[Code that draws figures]

━━━

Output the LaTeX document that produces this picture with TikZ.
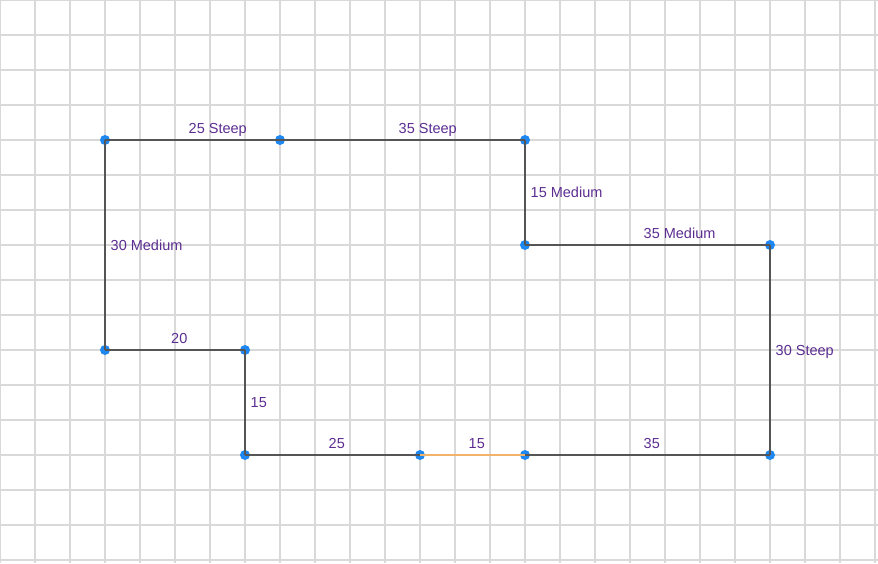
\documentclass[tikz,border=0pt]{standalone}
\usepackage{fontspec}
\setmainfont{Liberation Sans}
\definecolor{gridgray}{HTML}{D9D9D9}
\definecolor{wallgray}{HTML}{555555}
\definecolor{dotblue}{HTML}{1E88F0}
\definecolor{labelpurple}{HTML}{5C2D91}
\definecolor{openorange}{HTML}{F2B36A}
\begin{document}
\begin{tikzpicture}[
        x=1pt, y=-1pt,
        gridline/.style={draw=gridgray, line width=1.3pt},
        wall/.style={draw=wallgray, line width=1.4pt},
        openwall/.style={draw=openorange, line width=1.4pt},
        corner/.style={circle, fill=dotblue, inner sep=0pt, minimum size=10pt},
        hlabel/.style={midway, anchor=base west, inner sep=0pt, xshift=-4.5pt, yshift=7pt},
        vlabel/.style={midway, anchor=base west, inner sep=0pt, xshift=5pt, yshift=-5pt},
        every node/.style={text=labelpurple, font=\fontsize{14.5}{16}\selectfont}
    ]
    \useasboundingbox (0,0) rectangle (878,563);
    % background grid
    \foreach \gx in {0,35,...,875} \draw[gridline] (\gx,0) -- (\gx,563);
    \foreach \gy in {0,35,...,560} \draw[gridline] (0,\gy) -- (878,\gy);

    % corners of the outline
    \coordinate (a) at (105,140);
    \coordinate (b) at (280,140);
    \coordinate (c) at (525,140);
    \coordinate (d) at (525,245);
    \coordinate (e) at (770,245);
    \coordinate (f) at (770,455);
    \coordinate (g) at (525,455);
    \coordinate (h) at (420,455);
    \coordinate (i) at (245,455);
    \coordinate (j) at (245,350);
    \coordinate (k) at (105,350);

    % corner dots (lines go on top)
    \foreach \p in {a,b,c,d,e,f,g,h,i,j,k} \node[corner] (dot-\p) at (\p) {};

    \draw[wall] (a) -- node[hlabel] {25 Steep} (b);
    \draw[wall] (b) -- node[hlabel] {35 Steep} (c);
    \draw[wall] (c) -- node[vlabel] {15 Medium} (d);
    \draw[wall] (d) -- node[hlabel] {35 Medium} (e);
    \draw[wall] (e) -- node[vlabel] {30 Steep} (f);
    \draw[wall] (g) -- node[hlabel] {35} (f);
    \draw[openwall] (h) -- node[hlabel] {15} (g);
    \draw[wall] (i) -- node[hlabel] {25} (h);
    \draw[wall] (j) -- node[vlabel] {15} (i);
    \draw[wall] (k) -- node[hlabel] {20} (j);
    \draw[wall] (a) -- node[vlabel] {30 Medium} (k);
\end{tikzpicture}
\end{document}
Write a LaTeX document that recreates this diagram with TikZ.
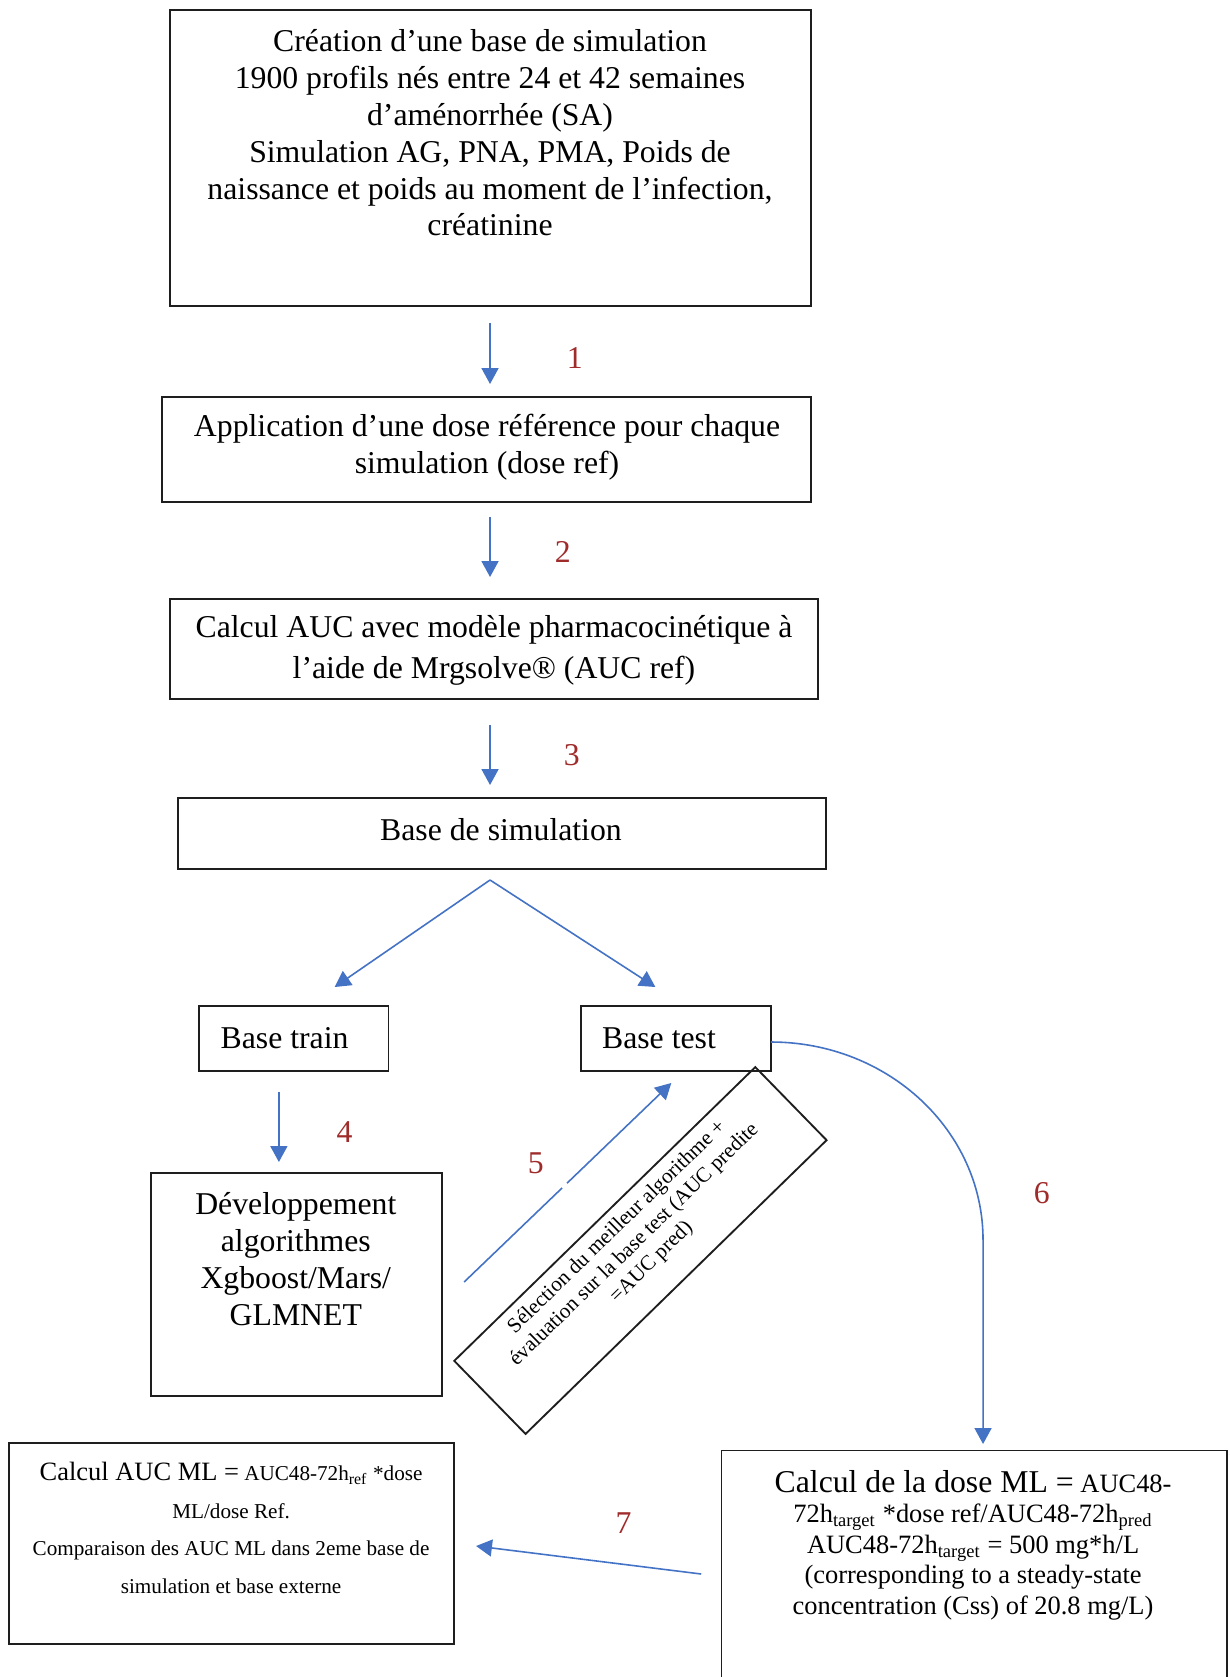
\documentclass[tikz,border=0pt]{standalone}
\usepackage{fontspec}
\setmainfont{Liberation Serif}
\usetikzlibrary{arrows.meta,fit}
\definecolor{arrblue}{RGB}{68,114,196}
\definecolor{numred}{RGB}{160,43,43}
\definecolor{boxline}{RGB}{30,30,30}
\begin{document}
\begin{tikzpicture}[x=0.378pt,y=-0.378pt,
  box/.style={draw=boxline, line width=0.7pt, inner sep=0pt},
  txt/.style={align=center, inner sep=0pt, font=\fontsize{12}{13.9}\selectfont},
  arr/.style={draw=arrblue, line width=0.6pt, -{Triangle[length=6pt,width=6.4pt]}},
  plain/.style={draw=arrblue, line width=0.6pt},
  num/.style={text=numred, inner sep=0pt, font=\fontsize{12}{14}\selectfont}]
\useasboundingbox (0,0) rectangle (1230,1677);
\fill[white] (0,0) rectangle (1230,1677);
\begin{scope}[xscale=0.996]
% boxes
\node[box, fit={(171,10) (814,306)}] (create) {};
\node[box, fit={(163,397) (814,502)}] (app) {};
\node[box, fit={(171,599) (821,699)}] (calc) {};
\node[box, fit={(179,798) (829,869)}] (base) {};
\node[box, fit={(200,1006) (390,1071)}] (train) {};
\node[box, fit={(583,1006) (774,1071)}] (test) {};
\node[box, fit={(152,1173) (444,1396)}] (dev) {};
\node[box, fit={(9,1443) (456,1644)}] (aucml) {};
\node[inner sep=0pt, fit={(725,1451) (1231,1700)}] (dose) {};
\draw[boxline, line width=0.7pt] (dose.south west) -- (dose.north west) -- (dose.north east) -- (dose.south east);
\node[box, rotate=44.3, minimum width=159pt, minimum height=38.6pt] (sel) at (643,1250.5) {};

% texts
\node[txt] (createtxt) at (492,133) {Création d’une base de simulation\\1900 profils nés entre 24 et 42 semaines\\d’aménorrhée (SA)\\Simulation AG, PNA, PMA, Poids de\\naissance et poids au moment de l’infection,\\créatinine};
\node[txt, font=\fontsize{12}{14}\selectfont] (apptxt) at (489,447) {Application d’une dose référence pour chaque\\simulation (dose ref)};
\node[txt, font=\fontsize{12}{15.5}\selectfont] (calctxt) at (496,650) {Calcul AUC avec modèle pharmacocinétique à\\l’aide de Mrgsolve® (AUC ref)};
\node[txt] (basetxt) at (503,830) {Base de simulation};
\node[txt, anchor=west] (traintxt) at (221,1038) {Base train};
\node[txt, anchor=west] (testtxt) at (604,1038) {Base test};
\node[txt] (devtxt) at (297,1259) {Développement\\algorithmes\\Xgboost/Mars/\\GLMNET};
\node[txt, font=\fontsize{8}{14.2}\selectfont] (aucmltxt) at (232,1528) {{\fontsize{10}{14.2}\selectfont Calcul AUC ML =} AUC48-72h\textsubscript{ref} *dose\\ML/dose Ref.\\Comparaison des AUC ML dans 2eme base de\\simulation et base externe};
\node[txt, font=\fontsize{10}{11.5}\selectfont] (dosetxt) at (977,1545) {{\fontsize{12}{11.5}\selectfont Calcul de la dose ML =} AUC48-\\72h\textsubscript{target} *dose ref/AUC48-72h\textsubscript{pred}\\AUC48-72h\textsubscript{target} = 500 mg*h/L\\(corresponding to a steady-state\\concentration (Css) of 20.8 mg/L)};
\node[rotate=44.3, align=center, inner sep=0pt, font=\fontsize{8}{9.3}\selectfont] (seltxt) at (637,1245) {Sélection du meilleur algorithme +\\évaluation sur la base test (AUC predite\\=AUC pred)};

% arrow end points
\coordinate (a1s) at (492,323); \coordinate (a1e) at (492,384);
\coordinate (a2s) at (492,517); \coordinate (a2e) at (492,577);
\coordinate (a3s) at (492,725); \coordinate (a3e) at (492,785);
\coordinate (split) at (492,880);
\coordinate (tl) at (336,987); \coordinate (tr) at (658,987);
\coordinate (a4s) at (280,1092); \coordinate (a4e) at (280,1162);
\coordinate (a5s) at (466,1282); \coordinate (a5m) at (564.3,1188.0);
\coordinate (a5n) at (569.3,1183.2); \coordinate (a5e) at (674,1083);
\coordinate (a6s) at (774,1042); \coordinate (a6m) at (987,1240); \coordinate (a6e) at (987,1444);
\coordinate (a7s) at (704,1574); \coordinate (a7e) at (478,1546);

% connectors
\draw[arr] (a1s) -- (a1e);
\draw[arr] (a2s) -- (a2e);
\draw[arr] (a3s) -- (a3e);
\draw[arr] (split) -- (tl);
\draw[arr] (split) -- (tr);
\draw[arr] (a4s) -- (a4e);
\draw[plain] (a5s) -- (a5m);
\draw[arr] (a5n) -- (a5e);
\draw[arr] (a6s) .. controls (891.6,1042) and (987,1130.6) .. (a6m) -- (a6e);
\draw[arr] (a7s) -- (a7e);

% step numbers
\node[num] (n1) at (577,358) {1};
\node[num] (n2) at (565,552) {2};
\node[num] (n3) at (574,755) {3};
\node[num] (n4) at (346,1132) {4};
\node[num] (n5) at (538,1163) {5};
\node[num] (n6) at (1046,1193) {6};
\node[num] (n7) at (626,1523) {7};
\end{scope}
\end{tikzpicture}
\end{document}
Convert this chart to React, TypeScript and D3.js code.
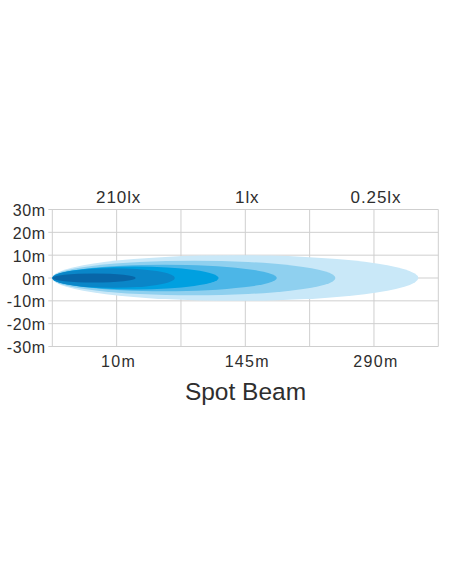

━━━

Report how many lines in this data include the string "LaTeX", and nothing else.

» TASK RESPONSE
2